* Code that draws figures
-- begin --
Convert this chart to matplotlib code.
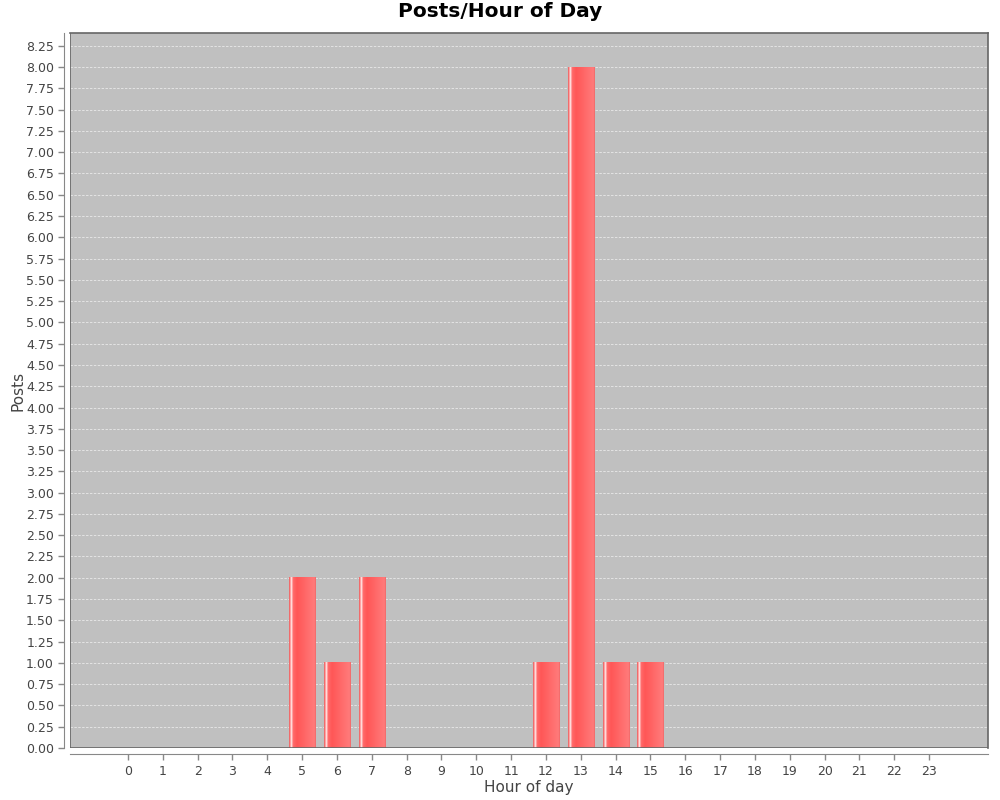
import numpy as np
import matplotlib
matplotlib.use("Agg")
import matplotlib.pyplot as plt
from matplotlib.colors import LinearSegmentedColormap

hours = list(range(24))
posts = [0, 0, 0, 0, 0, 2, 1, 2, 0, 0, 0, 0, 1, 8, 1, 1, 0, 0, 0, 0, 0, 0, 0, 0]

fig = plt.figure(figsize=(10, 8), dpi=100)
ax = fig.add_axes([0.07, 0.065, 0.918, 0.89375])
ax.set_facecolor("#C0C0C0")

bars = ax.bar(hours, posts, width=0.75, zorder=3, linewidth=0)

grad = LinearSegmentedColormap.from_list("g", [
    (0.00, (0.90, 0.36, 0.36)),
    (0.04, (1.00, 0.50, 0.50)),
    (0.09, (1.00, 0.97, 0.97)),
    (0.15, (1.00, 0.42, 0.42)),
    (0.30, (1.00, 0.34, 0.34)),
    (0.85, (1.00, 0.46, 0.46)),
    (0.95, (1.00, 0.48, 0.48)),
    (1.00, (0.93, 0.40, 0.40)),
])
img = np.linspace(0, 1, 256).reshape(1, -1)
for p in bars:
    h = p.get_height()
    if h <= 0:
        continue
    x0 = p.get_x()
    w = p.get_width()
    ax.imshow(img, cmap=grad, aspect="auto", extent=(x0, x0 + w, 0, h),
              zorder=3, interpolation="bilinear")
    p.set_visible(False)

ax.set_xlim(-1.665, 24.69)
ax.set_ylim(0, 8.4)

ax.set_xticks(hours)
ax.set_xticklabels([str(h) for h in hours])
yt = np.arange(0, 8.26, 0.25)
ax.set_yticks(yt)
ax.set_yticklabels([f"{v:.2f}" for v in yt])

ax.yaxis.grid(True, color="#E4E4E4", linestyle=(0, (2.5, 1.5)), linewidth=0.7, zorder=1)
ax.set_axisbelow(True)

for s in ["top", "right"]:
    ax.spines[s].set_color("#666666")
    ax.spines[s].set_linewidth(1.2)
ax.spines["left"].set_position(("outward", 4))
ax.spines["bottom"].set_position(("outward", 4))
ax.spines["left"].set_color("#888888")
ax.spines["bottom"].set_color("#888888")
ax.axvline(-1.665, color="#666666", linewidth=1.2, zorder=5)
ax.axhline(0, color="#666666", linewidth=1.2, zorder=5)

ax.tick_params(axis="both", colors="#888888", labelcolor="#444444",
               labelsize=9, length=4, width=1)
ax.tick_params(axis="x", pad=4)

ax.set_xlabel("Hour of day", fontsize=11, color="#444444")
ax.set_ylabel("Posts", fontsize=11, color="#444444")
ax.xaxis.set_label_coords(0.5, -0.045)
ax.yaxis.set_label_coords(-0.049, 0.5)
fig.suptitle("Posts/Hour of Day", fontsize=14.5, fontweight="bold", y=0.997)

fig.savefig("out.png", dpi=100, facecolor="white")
-- end --
-- begin --
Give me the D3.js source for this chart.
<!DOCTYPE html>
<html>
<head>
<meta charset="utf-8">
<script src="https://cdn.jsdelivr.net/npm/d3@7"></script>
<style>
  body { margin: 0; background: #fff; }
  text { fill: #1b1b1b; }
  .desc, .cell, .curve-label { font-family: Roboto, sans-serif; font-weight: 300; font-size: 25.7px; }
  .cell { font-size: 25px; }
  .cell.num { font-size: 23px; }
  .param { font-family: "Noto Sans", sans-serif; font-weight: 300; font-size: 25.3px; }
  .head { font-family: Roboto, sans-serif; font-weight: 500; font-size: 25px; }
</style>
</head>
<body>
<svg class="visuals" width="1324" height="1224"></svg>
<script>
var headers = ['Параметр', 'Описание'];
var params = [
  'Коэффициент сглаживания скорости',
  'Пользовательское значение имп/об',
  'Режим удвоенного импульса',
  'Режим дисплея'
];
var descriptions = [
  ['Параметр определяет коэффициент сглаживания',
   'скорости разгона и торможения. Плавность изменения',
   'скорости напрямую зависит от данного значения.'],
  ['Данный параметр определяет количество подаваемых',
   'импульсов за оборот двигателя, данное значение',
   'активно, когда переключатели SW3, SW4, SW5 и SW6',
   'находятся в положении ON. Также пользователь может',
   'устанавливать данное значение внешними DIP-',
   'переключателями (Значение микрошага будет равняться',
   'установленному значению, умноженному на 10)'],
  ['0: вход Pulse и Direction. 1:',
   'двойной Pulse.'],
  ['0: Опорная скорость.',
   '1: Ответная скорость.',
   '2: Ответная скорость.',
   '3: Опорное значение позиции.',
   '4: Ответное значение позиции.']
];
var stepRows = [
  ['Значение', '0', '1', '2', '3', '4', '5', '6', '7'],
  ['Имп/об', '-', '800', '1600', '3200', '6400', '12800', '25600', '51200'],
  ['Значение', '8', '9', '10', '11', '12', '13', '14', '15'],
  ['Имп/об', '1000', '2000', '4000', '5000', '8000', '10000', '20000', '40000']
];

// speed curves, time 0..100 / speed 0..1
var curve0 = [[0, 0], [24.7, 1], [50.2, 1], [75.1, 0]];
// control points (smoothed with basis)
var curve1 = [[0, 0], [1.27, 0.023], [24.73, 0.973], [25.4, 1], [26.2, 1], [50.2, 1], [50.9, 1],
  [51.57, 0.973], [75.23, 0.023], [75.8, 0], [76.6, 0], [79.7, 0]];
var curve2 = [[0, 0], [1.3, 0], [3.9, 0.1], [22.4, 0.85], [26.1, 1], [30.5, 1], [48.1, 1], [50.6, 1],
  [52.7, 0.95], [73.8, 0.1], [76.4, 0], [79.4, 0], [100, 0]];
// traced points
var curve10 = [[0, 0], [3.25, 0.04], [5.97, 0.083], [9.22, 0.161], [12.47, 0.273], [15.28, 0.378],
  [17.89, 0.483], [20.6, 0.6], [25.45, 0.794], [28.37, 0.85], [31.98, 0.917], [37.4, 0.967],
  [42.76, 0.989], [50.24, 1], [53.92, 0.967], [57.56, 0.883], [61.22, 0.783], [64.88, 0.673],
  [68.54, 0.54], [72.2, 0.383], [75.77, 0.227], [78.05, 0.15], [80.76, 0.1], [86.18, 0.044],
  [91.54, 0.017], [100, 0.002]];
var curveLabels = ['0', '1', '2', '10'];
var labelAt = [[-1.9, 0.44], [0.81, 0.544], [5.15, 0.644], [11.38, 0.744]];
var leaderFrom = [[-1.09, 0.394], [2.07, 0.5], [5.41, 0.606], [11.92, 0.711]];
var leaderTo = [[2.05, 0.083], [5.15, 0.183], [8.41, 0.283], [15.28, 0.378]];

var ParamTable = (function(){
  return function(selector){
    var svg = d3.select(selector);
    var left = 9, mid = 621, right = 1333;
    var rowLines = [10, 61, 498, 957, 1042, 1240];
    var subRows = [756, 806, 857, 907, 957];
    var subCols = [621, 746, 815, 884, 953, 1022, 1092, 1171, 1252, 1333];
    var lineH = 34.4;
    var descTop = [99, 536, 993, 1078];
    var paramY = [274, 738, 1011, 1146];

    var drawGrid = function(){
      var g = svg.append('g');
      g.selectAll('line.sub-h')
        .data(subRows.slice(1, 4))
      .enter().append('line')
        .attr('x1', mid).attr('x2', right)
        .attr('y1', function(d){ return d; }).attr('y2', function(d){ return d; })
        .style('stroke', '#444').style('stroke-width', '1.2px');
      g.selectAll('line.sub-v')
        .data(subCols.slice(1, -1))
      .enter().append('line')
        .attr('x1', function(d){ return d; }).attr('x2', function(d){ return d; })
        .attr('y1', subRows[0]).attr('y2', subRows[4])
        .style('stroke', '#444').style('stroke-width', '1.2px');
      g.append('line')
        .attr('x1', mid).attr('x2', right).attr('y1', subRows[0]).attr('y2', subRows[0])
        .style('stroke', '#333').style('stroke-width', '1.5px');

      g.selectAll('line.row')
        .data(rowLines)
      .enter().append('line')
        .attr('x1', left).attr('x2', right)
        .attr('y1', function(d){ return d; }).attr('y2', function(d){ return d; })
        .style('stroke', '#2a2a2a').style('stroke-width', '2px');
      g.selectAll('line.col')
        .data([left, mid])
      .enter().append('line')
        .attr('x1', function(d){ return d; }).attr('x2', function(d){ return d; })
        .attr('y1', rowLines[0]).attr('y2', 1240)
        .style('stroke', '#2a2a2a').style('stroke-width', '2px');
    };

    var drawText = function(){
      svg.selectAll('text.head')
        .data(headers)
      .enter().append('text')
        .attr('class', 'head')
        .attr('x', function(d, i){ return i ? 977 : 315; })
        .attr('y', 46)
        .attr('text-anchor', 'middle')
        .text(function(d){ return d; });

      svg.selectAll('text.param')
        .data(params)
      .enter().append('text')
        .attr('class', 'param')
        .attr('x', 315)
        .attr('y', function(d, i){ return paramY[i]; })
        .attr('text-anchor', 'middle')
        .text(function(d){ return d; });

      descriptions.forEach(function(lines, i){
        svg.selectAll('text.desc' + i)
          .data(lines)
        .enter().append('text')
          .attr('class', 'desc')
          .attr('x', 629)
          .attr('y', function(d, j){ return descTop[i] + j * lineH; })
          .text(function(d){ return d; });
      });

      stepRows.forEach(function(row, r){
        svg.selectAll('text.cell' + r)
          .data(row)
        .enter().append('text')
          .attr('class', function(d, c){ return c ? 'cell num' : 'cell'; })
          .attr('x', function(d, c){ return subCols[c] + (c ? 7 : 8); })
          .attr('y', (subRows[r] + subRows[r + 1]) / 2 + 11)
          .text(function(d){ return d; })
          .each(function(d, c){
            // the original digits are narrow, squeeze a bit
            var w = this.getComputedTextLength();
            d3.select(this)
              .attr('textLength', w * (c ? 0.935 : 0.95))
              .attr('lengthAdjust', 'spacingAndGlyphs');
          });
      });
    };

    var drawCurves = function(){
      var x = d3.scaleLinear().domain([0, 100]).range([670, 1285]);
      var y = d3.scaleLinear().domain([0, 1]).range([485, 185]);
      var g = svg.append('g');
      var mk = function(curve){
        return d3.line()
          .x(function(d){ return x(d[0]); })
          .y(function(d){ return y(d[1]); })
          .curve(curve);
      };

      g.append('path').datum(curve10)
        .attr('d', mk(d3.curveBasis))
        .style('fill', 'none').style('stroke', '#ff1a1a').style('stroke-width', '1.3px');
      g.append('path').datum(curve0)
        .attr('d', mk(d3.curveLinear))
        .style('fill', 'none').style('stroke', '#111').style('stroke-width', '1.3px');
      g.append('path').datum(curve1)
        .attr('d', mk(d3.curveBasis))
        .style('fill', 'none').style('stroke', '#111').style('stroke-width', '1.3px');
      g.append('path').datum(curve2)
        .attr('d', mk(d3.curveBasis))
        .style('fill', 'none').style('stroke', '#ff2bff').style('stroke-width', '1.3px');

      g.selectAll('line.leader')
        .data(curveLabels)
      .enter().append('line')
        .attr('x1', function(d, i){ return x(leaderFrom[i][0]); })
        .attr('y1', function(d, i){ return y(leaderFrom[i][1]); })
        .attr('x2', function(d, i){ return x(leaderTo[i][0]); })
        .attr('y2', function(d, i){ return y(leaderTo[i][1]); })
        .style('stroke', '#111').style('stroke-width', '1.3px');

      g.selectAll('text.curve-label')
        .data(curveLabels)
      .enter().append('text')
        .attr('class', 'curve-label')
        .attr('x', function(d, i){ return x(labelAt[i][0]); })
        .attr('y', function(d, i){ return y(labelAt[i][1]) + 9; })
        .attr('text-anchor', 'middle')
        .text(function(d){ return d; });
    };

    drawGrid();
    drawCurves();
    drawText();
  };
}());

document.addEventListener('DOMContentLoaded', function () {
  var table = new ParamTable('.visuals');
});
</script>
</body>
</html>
-- end --
-- begin --
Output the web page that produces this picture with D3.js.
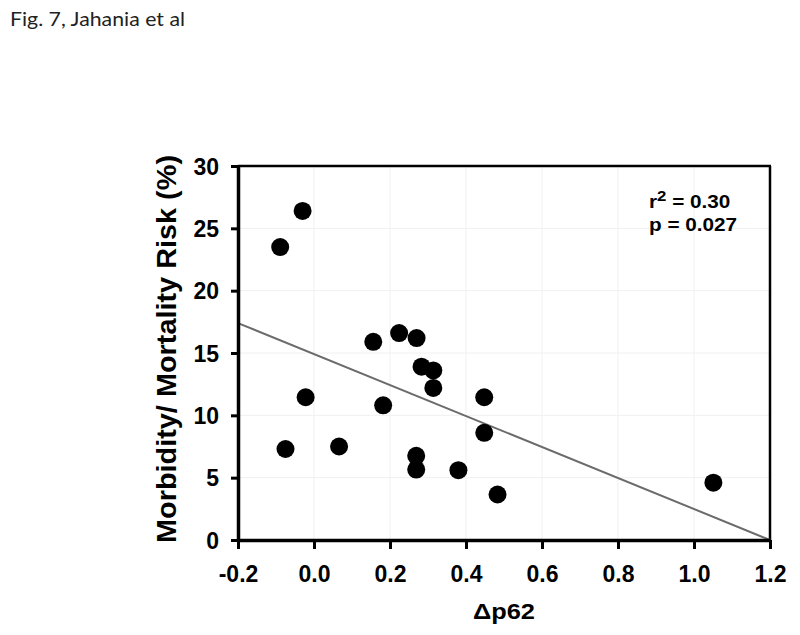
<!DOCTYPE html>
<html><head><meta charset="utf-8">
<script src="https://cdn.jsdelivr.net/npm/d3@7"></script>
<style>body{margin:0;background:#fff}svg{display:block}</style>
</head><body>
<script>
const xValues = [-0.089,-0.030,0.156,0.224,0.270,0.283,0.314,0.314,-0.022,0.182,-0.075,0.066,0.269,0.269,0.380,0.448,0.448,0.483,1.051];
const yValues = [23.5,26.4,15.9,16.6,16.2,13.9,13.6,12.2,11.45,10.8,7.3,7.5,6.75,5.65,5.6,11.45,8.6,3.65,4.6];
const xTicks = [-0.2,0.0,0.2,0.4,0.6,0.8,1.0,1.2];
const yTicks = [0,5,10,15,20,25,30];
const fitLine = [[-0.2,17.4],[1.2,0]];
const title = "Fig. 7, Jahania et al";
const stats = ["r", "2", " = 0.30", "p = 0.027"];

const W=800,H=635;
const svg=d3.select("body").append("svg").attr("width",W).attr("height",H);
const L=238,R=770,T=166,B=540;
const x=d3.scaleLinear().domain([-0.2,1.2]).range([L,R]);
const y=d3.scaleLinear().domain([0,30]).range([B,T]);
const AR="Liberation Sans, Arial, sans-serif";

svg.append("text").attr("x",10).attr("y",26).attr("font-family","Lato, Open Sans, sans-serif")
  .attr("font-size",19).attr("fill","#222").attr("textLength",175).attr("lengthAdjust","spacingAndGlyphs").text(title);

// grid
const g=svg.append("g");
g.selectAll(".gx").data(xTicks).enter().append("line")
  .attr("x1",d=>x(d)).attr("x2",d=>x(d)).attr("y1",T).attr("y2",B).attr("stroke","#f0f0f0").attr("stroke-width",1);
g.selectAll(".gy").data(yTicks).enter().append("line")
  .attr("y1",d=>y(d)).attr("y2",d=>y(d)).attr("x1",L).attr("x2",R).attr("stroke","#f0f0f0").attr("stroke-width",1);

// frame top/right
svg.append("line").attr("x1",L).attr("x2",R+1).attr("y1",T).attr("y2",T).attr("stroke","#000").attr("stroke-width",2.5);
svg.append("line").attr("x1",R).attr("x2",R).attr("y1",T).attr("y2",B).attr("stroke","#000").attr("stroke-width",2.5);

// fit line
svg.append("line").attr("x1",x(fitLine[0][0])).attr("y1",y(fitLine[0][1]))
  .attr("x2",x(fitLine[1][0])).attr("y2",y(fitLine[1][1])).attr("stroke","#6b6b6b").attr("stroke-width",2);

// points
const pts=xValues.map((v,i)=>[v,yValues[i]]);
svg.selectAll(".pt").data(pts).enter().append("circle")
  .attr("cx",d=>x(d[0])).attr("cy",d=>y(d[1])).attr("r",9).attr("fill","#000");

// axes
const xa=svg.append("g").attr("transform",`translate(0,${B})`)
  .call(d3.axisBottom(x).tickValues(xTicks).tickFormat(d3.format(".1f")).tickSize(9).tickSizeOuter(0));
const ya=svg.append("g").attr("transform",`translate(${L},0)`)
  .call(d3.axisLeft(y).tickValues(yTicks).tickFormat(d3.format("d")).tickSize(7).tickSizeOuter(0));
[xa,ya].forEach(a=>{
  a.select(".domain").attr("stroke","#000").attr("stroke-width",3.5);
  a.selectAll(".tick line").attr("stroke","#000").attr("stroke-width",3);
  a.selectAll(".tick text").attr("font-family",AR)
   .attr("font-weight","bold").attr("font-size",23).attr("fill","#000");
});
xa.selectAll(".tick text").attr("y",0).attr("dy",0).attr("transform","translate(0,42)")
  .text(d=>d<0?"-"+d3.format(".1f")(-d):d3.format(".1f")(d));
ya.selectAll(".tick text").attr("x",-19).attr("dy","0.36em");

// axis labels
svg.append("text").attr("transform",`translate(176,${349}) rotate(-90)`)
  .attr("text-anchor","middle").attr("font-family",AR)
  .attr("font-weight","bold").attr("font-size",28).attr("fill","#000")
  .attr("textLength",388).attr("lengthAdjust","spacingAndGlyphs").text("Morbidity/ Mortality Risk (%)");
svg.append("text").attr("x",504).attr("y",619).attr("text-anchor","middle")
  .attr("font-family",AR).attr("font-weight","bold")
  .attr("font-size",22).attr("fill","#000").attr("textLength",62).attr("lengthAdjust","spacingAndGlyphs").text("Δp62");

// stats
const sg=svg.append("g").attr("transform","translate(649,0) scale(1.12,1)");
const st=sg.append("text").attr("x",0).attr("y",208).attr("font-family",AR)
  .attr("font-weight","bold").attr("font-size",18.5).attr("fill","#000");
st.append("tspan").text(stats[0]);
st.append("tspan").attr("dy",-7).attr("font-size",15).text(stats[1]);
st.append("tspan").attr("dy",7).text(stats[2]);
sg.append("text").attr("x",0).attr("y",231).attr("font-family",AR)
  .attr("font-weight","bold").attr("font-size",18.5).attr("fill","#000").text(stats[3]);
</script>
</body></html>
-- end --
* Goal
The lines to reproduce run from the one above containing "Convert this chart to matplotlib code." through the one containing "bars = ax.bar(hours, posts, width=0.75, zorder=3, linewidth=0)". Copy them exactly and leave out all pictures.

* Exercise output
Convert this chart to matplotlib code.
import numpy as np
import matplotlib
matplotlib.use("Agg")
import matplotlib.pyplot as plt
from matplotlib.colors import LinearSegmentedColormap

hours = list(range(24))
posts = [0, 0, 0, 0, 0, 2, 1, 2, 0, 0, 0, 0, 1, 8, 1, 1, 0, 0, 0, 0, 0, 0, 0, 0]

fig = plt.figure(figsize=(10, 8), dpi=100)
ax = fig.add_axes([0.07, 0.065, 0.918, 0.89375])
ax.set_facecolor("#C0C0C0")

bars = ax.bar(hours, posts, width=0.75, zorder=3, linewidth=0)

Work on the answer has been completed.